Installation Qualification (IQ): This protocol ensures that the AVI equipment and its various components are installed correctly and to the original manufacturer's specifications. Calibration of major equipment, accessory components, and any adjacent utilities also should be performed in this step. In addition to ensuring proper electrical and compressed air supply setups, attention should be given to calibrating vacuum sensors, which perform not only vacuum leak checking but also help properly position vials on star-wheel conveyors. This is important, as these gauges tend to drift over time.
Operational Qualification (OQ): OQ commences following the IQ's completion. Here, tests are performed on the critical parameters of the system and the more extensive process that it drives – in other words, functions and variables associated with system equipment. If the system is the hub, this step considers the hub and various spokes, examining how it impacts the larger manufacturing environment around it.
During OQ, all test data and measurements must be documented to set a baseline for the equipment's performance. Here is where manufacturers should ensure that vials run smoothly through the inspection machine and that the intended operation and inspections work as intended.
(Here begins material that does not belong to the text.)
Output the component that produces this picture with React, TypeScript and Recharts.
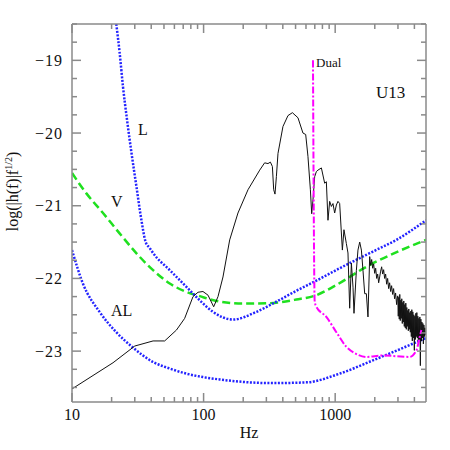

Performance Qualification (PQ): The third and final validation phase tests the ability of the process to perform over long periods within tolerances deemed acceptable. PQ is performed on the manufacturing process as a whole by the company and is usually devised and executed by the pharma company to conform to specific line requirements. Some vendors may help craft this protocol and offer assistance during PQ. However, at minimum, the company should always direct and perform a PQ wherever possible to avoid conflicts of interest.
Individual components of the system are not tested individually during PQ, but the overall synergy and performance are run through their paces and compared to anticipated results or desired manufacturing goals.